What a small-business CRM actually needs to do

  • One reliable list of every contact — customers, leads, past clients — that doesn't live in your inbox and your phone and a spreadsheet.
  • History at a glance: what this person bought, booked, or asked about, without digging.
  • Follow-up you'll actually do: a simple reminder or task, not a 12-stage automation you'll never configure.
  • A way to reach people: email or message a segment (recent buyers, no-shows, leads who went quiet).
  • Capture that's automatic: new contacts should arrive from your booking page, store, and forms on their own — manual entry is where CRMs go to die.

What to skip (until you're much bigger)

Lead scoring models, multi-currency forecasting, territory management, custom-object schemas, and "AI" that writes your emails for you. These are real features some businesses need — and dead weight for a team of one to ten. Every unused feature is a tab you scroll past and a price tier you didn't need.

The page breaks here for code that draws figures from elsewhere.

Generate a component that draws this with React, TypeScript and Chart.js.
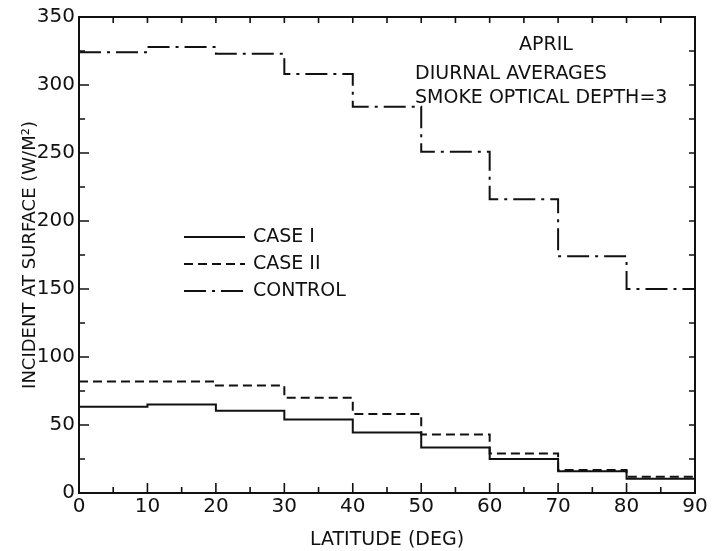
import React, { useEffect, useRef } from "react";
import { Chart, registerables } from "chart.js";

Chart.register(...registerables);

// Latitude bands (deg): each value holds from its start to the next band
const latitudeStarts = [0, 10, 20, 30, 40, 50, 60, 70, 80];
const latitudeEnd = 90;

const caseI = [63.5, 65, 60.5, 54, 44.5, 33.5, 25, 16, 10.5];
const caseII = [82, 82, 79, 70, 58, 43, 29, 17, 12];
const control = [324, 328, 323, 308, 284, 251, 216, 174, 150];

const xTicks = [0, 10, 20, 30, 40, 50, 60, 70, 80, 90];
const yTicks = [0, 50, 100, 150, 200, 250, 300, 350];

const annotationLines = ["APRIL", "DIURNAL AVERAGES", "SMOKE OPTICAL DEPTH=3"];

const FONT = "'DejaVu Sans', sans-serif";
const INK = "#111";

const seriesDefs = [
  { label: "CASE I", values: caseI, dash: [] as number[] },
  { label: "CASE II", values: caseII, dash: [9, 5] },
  { label: "CONTROL", values: control, dash: [22, 6, 3, 6] },
];

function toSteps(values: number[]) {
  const pts = latitudeStarts.map((x, i) => ({ x, y: values[i] }));
  pts.push({ x: latitudeEnd, y: values[values.length - 1] });
  return pts;
}

const framePlugin = {
  id: "frameTicks",
  afterDraw(chart: any) {
    const { ctx, chartArea } = chart;
    const { left, right, top, bottom } = chartArea;
    const xs = chart.scales.x;
    const ys = chart.scales.y;
    ctx.save();
    ctx.strokeStyle = INK;
    ctx.lineWidth = 2;
    ctx.setLineDash([]);
    ctx.strokeRect(left, top, right - left, bottom - top);
    ctx.lineWidth = 1.6;
    ctx.beginPath();
    for (let v = 0; v <= 90; v += 5) {
      const px = xs.getPixelForValue(v);
      const len = v % 10 === 0 ? 10 : 6;
      ctx.moveTo(px, bottom);
      ctx.lineTo(px, bottom - len);
      ctx.moveTo(px, top);
      ctx.lineTo(px, top + 6);
    }
    for (let v = 0; v <= 350; v += 25) {
      const py = ys.getPixelForValue(v);
      const len = v % 50 === 0 ? 10 : 6;
      ctx.moveTo(left, py);
      ctx.lineTo(left + len, py);
      ctx.moveTo(right, py);
      ctx.lineTo(right - 6, py);
    }
    ctx.stroke();

    // annotation
    ctx.fillStyle = INK;
    ctx.font = `19px ${FONT}`;
    ctx.textBaseline = "middle";
    ctx.textAlign = "center";
    ctx.fillText(annotationLines[0], left + 467, top + 28);
    ctx.textAlign = "left";
    ctx.fillText(annotationLines[1], left + 336, top + 57);
    ctx.fillText(annotationLines[2], left + 336, top + 81);

    // legend
    const lx0 = left + 105;
    const lx1 = left + 166;
    const ly = top + 220;
    seriesDefs.forEach((s, i) => {
      const y = ly + i * 27;
      ctx.beginPath();
      ctx.lineWidth = 2;
      ctx.setLineDash(s.dash);
      ctx.moveTo(lx0, y);
      ctx.lineTo(lx1, y);
      ctx.stroke();
      ctx.setLineDash([]);
      ctx.fillText(s.label, lx1 + 8, y);
    });
    ctx.restore();
  },
};

export default function App() {
  const ref = useRef<HTMLCanvasElement>(null);
  useEffect(() => {
    if (!ref.current) return;
    const chart = new Chart(ref.current, {
      type: "line",
      data: {
        datasets: seriesDefs.map((s) => ({
          label: s.label,
          data: toSteps(s.values),
          borderColor: INK,
          borderWidth: 2,
          borderDash: s.dash,
          pointRadius: 0,
          fill: false,
          stepped: "before" as const,
        })),
      },
      options: {
        responsive: false,
        animation: false,
        layout: { padding: { left: 16, top: 17, right: 33, bottom: 0 } },
        plugins: { legend: { display: false }, tooltip: { enabled: false } },
        scales: {
          x: {
            type: "linear",
            min: 0,
            max: 90,
            afterBuildTicks: (scale: any) => {
              scale.ticks = xTicks.map((v) => ({ value: v }));
            },
            afterFit: (scale: any) => {
              scale.height = 58;
            },
            grid: { display: false, drawTicks: false },
            border: { display: false },
            ticks: {
              color: INK,
              font: { family: FONT, size: 20 },
              padding: 2,
              maxRotation: 0,
              autoSkip: false,
            },
            title: {
              display: true,
              text: "LATITUDE (DEG)",
              color: INK,
              font: { family: FONT, size: 19 },
              padding: { top: 0, bottom: 0 },
            },
          },
          y: {
            type: "linear",
            min: 0,
            max: 350,
            afterBuildTicks: (scale: any) => {
              scale.ticks = yTicks.map((v) => ({ value: v }));
            },
            afterFit: (scale: any) => {
              scale.width = 63;
            },
            grid: { display: false, drawTicks: false },
            border: { display: false },
            ticks: {
              color: INK,
              font: { family: FONT, size: 20 },
              padding: 4,
              autoSkip: false,
            },
            title: {
              display: true,
              text: "INCIDENT AT SURFACE (W/M²)",
              color: INK,
              font: { family: FONT, size: 18 },
              padding: { top: 4, bottom: 0 },
            },
          },
        },
      },
      plugins: [framePlugin],
    });
    return () => chart.destroy();
  }, []);
  return (
    <div style={{ position: "fixed", left: 0, top: 0, width: 728, height: 551, background: "#fff" }}>
      <canvas ref={ref} width={728} height={551} />
    </div>
  );
}
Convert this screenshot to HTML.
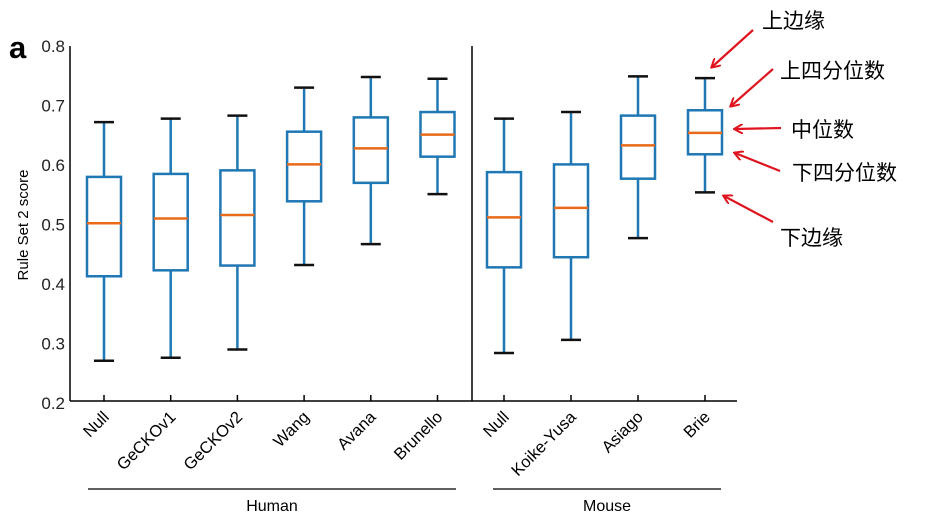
<!DOCTYPE html>
<html><head><meta charset="utf-8"><style>
html,body{margin:0;padding:0;background:#fff;}
svg{display:block;font-family:"Liberation Sans","Noto Sans CJK SC",sans-serif;}
</style></head><body>
<svg id="chart" width="935" height="529" viewBox="0 0 935 529">
<defs><marker id="ah" markerWidth="10" markerHeight="10" refX="8" refY="5" orient="auto" markerUnits="userSpaceOnUse"><path d="M0,0 L9,5 L0,10" fill="none" stroke="#e0141e" stroke-width="2"/></marker></defs>
<text x="9" y="58" font-size="31" font-weight="bold">a</text>
<text transform="translate(28,225) rotate(-90)" text-anchor="middle" font-size="15">Rule Set 2 score</text>
<g id="axes"></g>
<g id="boxes"></g>
<g id="annot"></g>
</svg>
<script>
const categories = ["Null","GeCKOv1","GeCKOv2","Wang","Avana","Brunello","Null","Koike-Yusa","Asiago","Brie"];
const whiskerHigh = [0.672,0.678,0.683,0.730,0.748,0.745,0.678,0.689,0.749,0.746];
const q3Values    = [0.580,0.585,0.591,0.656,0.680,0.689,0.588,0.601,0.683,0.692];
const medians     = [0.502,0.510,0.516,0.601,0.628,0.651,0.512,0.528,0.633,0.654];
const q1Values    = [0.413,0.423,0.431,0.539,0.570,0.614,0.428,0.445,0.577,0.618];
const whiskerLow  = [0.271,0.276,0.290,0.432,0.467,0.551,0.284,0.306,0.477,0.554];
const yTicks = [0.2,0.3,0.4,0.5,0.6,0.7,0.8];

const NS="http://www.w3.org/2000/svg";
function y(v){ return 46 + (0.8 - v) * (357/0.6); }
function x(i){ return i < 6 ? 104 + i*66.7 : 504 + (i-6)*67; }
function mk(tag, attrs, parent){ const e=document.createElementNS(NS,tag); for(const k in attrs) e.setAttribute(k,attrs[k]); parent.appendChild(e); return e; }

const axes=document.getElementById('axes');
let el=mk('line',{x1:70,y1:46,x2:70,y2:401,stroke:'#000','stroke-width':1.5},axes);


el=mk('line',{x1:70,y1:401,x2:737,y2:401,stroke:'#000','stroke-width':1.5},axes);


el=mk('line',{x1:472,y1:46,x2:472,y2:401,stroke:'#000','stroke-width':1.5},axes);


yTicks.forEach(t=>{
  const tx=mk('text',{x:65,y:y(t)+6,'text-anchor':'end','font-size':17,fill:'#222'},axes);
  tx.textContent=t.toFixed(1);
  
  
});
categories.forEach((c,i)=>{
  const xi=x(i);
  const tk=mk('line',{x1:xi,y1:401,x2:xi,y2:395,stroke:'#000','stroke-width':1.5},axes);
  
  
  const tx=mk('text',{transform:`translate(${xi+6},${418}) rotate(-45)`,'text-anchor':'end','font-size':16.5},axes);
  tx.textContent=c;
  
  
});
el=mk('line',{x1:88,y1:489,x2:456,y2:489,stroke:'#000','stroke-width':1.2},axes);


el=mk('line',{x1:493,y1:489,x2:721,y2:489,stroke:'#000','stroke-width':1.2},axes);


el=mk('text',{x:272,y:511,'text-anchor':'middle','font-size':16},axes); el.textContent='Human';


el=mk('text',{x:607,y:511,'text-anchor':'middle','font-size':16},axes); el.textContent='Mouse';



const boxes=document.getElementById('boxes');
const blue='#1f77b4';
categories.forEach((c,i)=>{
  const xi=x(i);
  const g=mk('g',{},boxes);
  
  
  mk('line',{x1:xi,y1:y(whiskerHigh[i]),x2:xi,y2:y(q3Values[i]),stroke:blue,'stroke-width':2.5},g);
  mk('line',{x1:xi,y1:y(q1Values[i]),x2:xi,y2:y(whiskerLow[i]),stroke:blue,'stroke-width':2.5},g);
  mk('line',{x1:xi-10,y1:y(whiskerHigh[i]),x2:xi+10,y2:y(whiskerHigh[i]),stroke:'#111','stroke-width':2.5},g);
  mk('line',{x1:xi-10,y1:y(whiskerLow[i]),x2:xi+10,y2:y(whiskerLow[i]),stroke:'#111','stroke-width':2.5},g);
  mk('rect',{x:xi-17,y:y(q3Values[i]),width:34,height:y(q1Values[i])-y(q3Values[i]),fill:'none',stroke:blue,'stroke-width':2.5},g);
  mk('line',{x1:xi-17,y1:y(medians[i]),x2:xi+17,y2:y(medians[i]),stroke:'#e86a1a','stroke-width':2.5},g);
});

const an=document.getElementById('annot');
const notes=[["上边缘",762,28,[753,30,712,67]],["上四分位数",780,78,[773,69,731,106]],["中位数",791,137,[781,128,735,129]],["下四分位数",792,180,[780,171,735,153]],["下边缘",780,245,[773,222,724,196]]];
notes.forEach(n=>{
  const t=mk('text',{x:n[1],y:n[2],'font-size':21},an); t.textContent=n[0];
  
  
  const a=n[3];
  const l=mk('line',{x1:a[0],y1:a[1],x2:a[2],y2:a[3],stroke:'#e0141e','stroke-width':2.2,'marker-end':'url(#ah)'},an);
  
  
});
</script>
</body></html>
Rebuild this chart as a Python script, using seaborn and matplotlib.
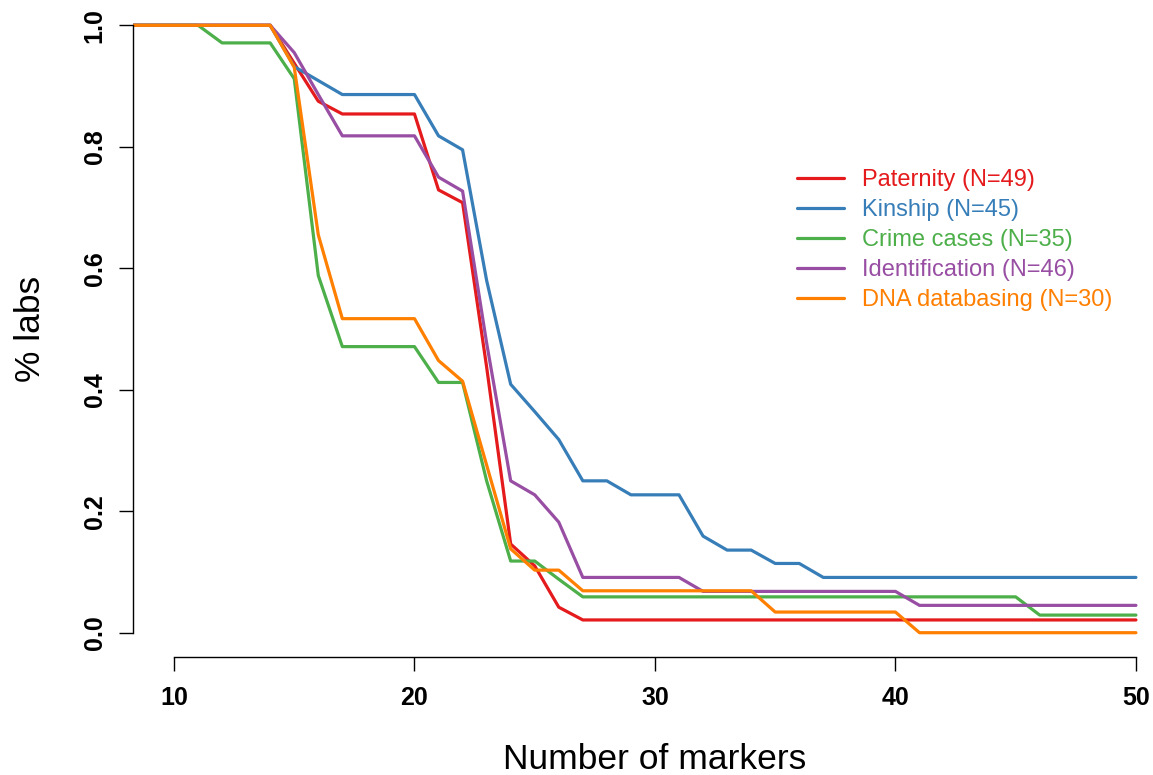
import matplotlib
matplotlib.use("Agg")
import matplotlib.pyplot as plt
import seaborn as sns
import pandas as pd

# ---------------- data ----------------
markers = [8, 9, 10, 11, 12, 13, 14, 15, 16, 17, 18, 19, 20, 21, 22, 23, 24, 25, 26, 27, 28,
           29, 30, 31, 32, 33, 34, 35, 36, 37, 38, 39, 40, 41, 42, 43, 44, 45, 46, 47, 48, 49, 50]

paternity = [1.0, 1.0, 1.0, 1.0, 1.0, 1.0, 1.0, 0.9375, 0.875, 0.854, 0.854, 0.854, 0.854,
             0.729, 0.708, 0.4375, 0.146, 0.11, 0.042, 0.021, 0.021, 0.021, 0.021, 0.021,
             0.021, 0.021, 0.021, 0.021, 0.021, 0.021, 0.021, 0.021, 0.021, 0.021, 0.021,
             0.021, 0.021, 0.021, 0.021, 0.021, 0.021, 0.021, 0.021]

kinship = [1.0, 1.0, 1.0, 1.0, 1.0, 1.0, 1.0, 0.932, 0.909, 0.886, 0.886, 0.886, 0.886,
           0.818, 0.795, 0.58, 0.409, 0.364, 0.318, 0.25, 0.25, 0.227, 0.227, 0.227,
           0.159, 0.136, 0.136, 0.114, 0.114, 0.091, 0.091, 0.091, 0.091, 0.091, 0.091,
           0.091, 0.091, 0.091, 0.091, 0.091, 0.091, 0.091, 0.091]

crime = [1.0, 1.0, 1.0, 1.0, 0.971, 0.971, 0.971, 0.912, 0.588, 0.471, 0.471, 0.471, 0.471,
         0.412, 0.412, 0.25, 0.118, 0.118, 0.088, 0.059, 0.059, 0.059, 0.059, 0.059,
         0.059, 0.059, 0.059, 0.059, 0.059, 0.059, 0.059, 0.059, 0.059, 0.059, 0.059,
         0.059, 0.059, 0.059, 0.029, 0.029, 0.029, 0.029, 0.029]

identification = [1.0, 1.0, 1.0, 1.0, 1.0, 1.0, 1.0, 0.955, 0.886, 0.818, 0.818, 0.818, 0.818,
                  0.75, 0.727, 0.477, 0.25, 0.227, 0.182, 0.091, 0.091, 0.091, 0.091, 0.091,
                  0.068, 0.068, 0.068, 0.068, 0.068, 0.068, 0.068, 0.068, 0.068, 0.045, 0.045,
                  0.045, 0.045, 0.045, 0.045, 0.045, 0.045, 0.045, 0.045]

databasing = [1.0, 1.0, 1.0, 1.0, 1.0, 1.0, 1.0, 0.931, 0.655, 0.517, 0.517, 0.517, 0.517,
              0.448, 0.414, 0.276, 0.138, 0.103, 0.103, 0.069, 0.069, 0.069, 0.069, 0.069,
              0.069, 0.069, 0.069, 0.034, 0.034, 0.034, 0.034, 0.034, 0.034, 0.0, 0.0,
              0.0, 0.0, 0.0, 0.0, 0.0, 0.0, 0.0, 0.0]

series_labels = ["Paternity (N=49)", "Kinship (N=45)", "Crime cases (N=35)",
                 "Identification (N=46)", "DNA databasing (N=30)"]
series_values = [paternity, kinship, crime, identification, databasing]
series_colors = ["#E41A1C", "#377EB8", "#4DAF4A", "#984EA3", "#FF7F00"]

x_ticks = [10, 20, 30, 40, 50]
y_ticks = [0.0, 0.2, 0.4, 0.6, 0.8, 1.0]
y_ticklabels = ["0.0", "0.2", "0.4", "0.6", "0.8", "1.0"]

# ---------------- build table ----------------
rows = []
for lab, vals in zip(series_labels, series_values):
    for m, v in zip(markers, vals):
        rows.append({"markers": m, "labs": v, "type": lab})
df = pd.DataFrame(rows)

# ---------------- style ----------------
sns.set_style("white")
plt.rcParams["font.family"] = ["Liberation Sans", "DejaVu Sans"]
plt.rcParams["text.color"] = "black"
plt.rcParams["axes.labelcolor"] = "black"
plt.rcParams["xtick.color"] = "black"
plt.rcParams["ytick.color"] = "black"

W, H = 1153, 775
fig = plt.figure(figsize=(W / 100, H / 100), dpi=100)
ax = fig.add_axes([133 / W, 118 / H, (W - 133) / W, (H - 118 - 1) / H])

sns.lineplot(data=df, x="markers", y="labs", hue="type", hue_order=series_labels,
             palette=dict(zip(series_labels, series_colors)), linewidth=2.3,
             ax=ax, legend=True)

ax.set_xlim(8.295, 50.71)
ax.set_ylim(-0.04, 1.04)

for s in ["top", "right"]:
    ax.spines[s].set_visible(False)
ax.spines["left"].set_bounds(0, 1)
ax.spines["bottom"].set_bounds(10, 50)
for s in ["left", "bottom"]:
    ax.spines[s].set_color("black")
    ax.spines[s].set_linewidth(1.0)

ax.set_xticks(x_ticks)
ax.set_xticklabels([str(t) for t in x_ticks], fontsize=18, fontweight="bold", color="black")
ax.set_yticks(y_ticks)
ax.set_yticklabels(y_ticklabels, fontsize=18, fontweight="bold", rotation=90, va="center",
                   color="black")
ax.tick_params(axis="both", direction="out", length=10, width=1.0, color="black")
ax.tick_params(axis="x", pad=11, bottom=True)
ax.tick_params(axis="y", pad=9, left=True)

ax.set_xlabel("Number of markers", fontsize=25.5, color="black")
ax.xaxis.label.set_va("baseline")
ax.xaxis.set_label_coords(0.511, (657 - 769) / 656)
ax.set_ylabel("% labs", fontsize=25.5, color="black")
ax.yaxis.label.set_va("baseline")
ax.yaxis.set_label_coords((40 - 133) / 1020, (657 - 329) / 656)

handles, labels = ax.get_legend_handles_labels()
ax.legend(handles, labels, loc="upper left",
          bbox_to_anchor=((797 - 133) / 1020, (657 - 169) / 656),
          frameon=False, fontsize=17, labelcolor="linecolor",
          handlelength=2.0, handletextpad=0.75, labelspacing=0.34,
          borderpad=0, borderaxespad=0)

fig.savefig("out.png", dpi=100)
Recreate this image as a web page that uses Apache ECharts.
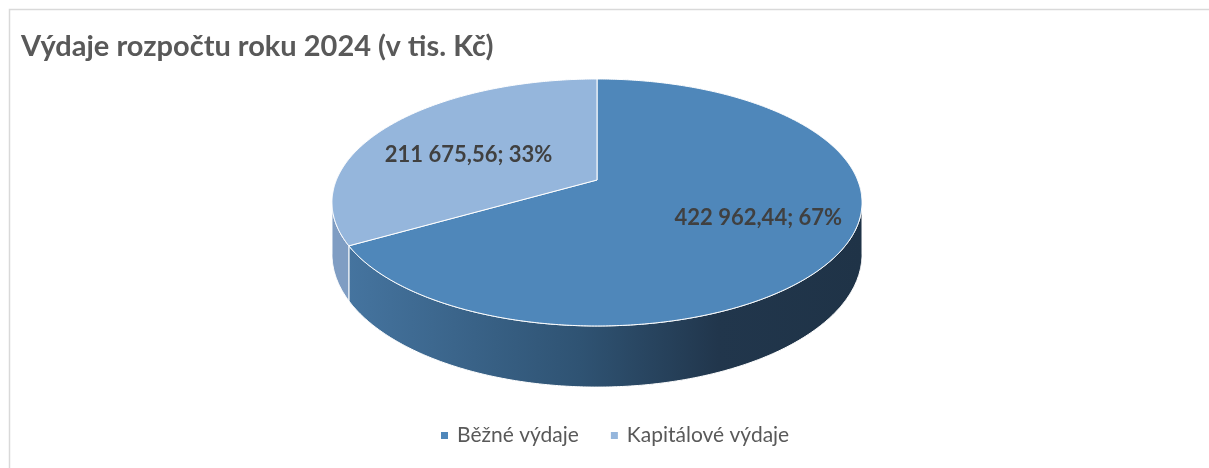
<!DOCTYPE html>
<html>
<head>
<meta charset="utf-8">
<script src="https://cdn.jsdelivr.net/npm/echarts/dist/echarts.min.js"></script>
<style>
html,body{margin:0;padding:0;background:#fff;}
#chart{width:1209px;height:468px;}
</style>
</head>
<body>
<div id="chart"></div>
<script>
// ---- data ----
const titleText = 'Výdaje rozpočtu roku 2024 (v tis. Kč)';
const categories = ['Běžné výdaje', 'Kapitálové výdaje'];
const values = [422962.44, 211675.56];
const topColors = ['#4f87ba', '#95b6dc'];
const sideColors = [
  [[0, '#45749f'], [0.45, '#2f5373'], [0.72, '#21364c'], [1, '#1f3347']],
  [[0, '#7f9dc3'], [1, '#7f9dc3']]
];

const FONT = 'Lato';
const total = values.reduce((a, b) => a + b, 0);

function fmtNum(v) {
  const parts = v.toFixed(2).split('.');
  const int = parts[0].replace(/\B(?=(\d{3})+(?!\d))/g, ' ');
  return int + ',' + parts[1];
}

// perspective 3D pie geometry (layout)
const G = { cx: 597, cy: 180, A: 260.6, B: 119.4, k: 0.182, H: 50 };
const labelShift = [[18, 0], [0, 9]];
function proj(phi, r, down) {
  const u = r * Math.sin(phi);
  const v = -r * Math.cos(phi);
  const w = 1 - G.k * v;
  return [G.cx + G.A * u / w, G.cy + G.B * v / w + (down ? G.H / w : 0)];
}
function arc(a0, a1, r, down) {
  const pts = [];
  const n = Math.max(2, Math.ceil(Math.abs(a1 - a0) / (Math.PI / 360)));
  for (let i = 0; i <= n; i++) pts.push(proj(a0 + (a1 - a0) * i / n, r, down));
  return pts;
}
const visLo = Math.acos(-G.k);            // front-visible side range
const visHi = 2 * Math.PI - Math.acos(-G.k);

function makeRender(idx) {
  return function (params, api) {
    const val = api.value(0);
    let before = 0;
    for (let i = 0; i < idx; i++) before += values[i];
    const a0 = before / total * 2 * Math.PI;
    const a1 = (before + val) / total * 2 * Math.PI;
    const children = [];
    const s0 = Math.max(a0, visLo), s1 = Math.min(a1, visHi);
    if (s1 > s0) {
      const topArc = arc(s0, s1, 1, false);
      const botArc = arc(s0, s1, 1, true).reverse();
      children.push({
        type: 'polygon',
        shape: { points: topArc.concat(botArc) },
        style: {
          fill: new echarts.graphic.LinearGradient(0, 0, 1, 0,
            sideColors[idx].map(s => ({ offset: s[0], color: s[1] }))),
          stroke: '#ffffff', lineWidth: 1
        }
      });
    }
    const topPts = [proj(0, 0, false)].concat(arc(a0, a1, 1, false));
    children.push({
      type: 'polygon',
      shape: { points: topPts },
      style: { fill: topColors[idx], stroke: '#ffffff', lineWidth: 1 }
    });
    const mid = (a0 + a1) / 2;
    const lp = proj(mid, 0.6, false);
    children.push({
      type: 'text',
      x: lp[0] + labelShift[idx][0], y: lp[1] + labelShift[idx][1],
      style: {
        text: fmtNum(val) + '; ' + Math.round(val / total * 100) + '%',
        fill: '#404040',
        font: 'bold 22px ' + FONT,
        align: 'center', verticalAlign: 'middle'
      }
    });
    return { type: 'group', children: children };
  };
}

const chart = echarts.init(document.getElementById('chart'), null, { renderer: 'canvas' });
chart.setOption({
  backgroundColor: '#ffffff',
  animation: false,
  title: {
    text: titleText, left: 16, top: 27,
    textStyle: { fontFamily: FONT, fontSize: 29, fontWeight: 'bold', color: '#595959' }
  },
  legend: {
    data: categories,
    left: 436, bottom: 17,
    icon: 'rect', itemWidth: 7, itemHeight: 7, itemGap: 32,
    textStyle: { fontFamily: FONT, fontSize: 21, color: '#595959', padding: [0, 0, 0, 4] }
  },
  graphic: [{
    type: 'rect', silent: true, z: -10,
    shape: { x: 9.5, y: 9.5, width: 1220, height: 480 },
    style: { fill: 'none', stroke: '#d9d9d9', lineWidth: 1.5 }
  }],
  series: categories.map((name, i) => ({
    type: 'custom',
    name: name,
    coordinateSystem: 'none',
    itemStyle: { color: topColors[i] },
    data: [[values[i]]],
    renderItem: makeRender(i)
  }))
});
</script>
</body>
</html>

The trap: the CRM that's an island

The most common small-business mistake is buying a standalone CRM and then paying for a separate booking tool, store, and email tool. Now your customer data is split across four systems and none of them agree. A contact who buys from your store should already be in your CRM; a no-show from your calendar should be one click from a follow-up. If your CRM doesn't share data with the tools that actually create customers, you've bought a filing cabinet, not a system.

How to choose in practice

  • Start from your workflow, not the feature list. Write down the three moments that matter — new lead, new sale, follow-up — and check each tool does those in a few clicks.
  • Insist on automatic capture. If you'd have to type customers in by hand, you won't, and the CRM will be empty in a month.
  • Check the real cost at your size. Many CRMs are cheap at 2 users and punishing at 10, or gate "email your contacts" behind a higher tier.
  • Prefer connected over powerful. A simpler CRM that's wired into your store, bookings, and email will beat a deeper one that stands alone.

Where Mewayz fits

Mewayz takes the connected approach: the CRM shares one customer record with your store, bookings, invoicing, and email, so contacts arrive automatically and every purchase or booking shows up on the person's timeline. It's built for solo operators and small teams — enough to run follow-up and segments, without the enterprise weight — and starts on a free plan.

The bottom line

The best CRM for a small business is the one that stays full without effort and connects to the tools that make you money. Optimize for automatic capture and shared data first; features you'll grow into can wait. Try it with your real contacts for a week — if it's still accurate and you're actually following up, it's the right one.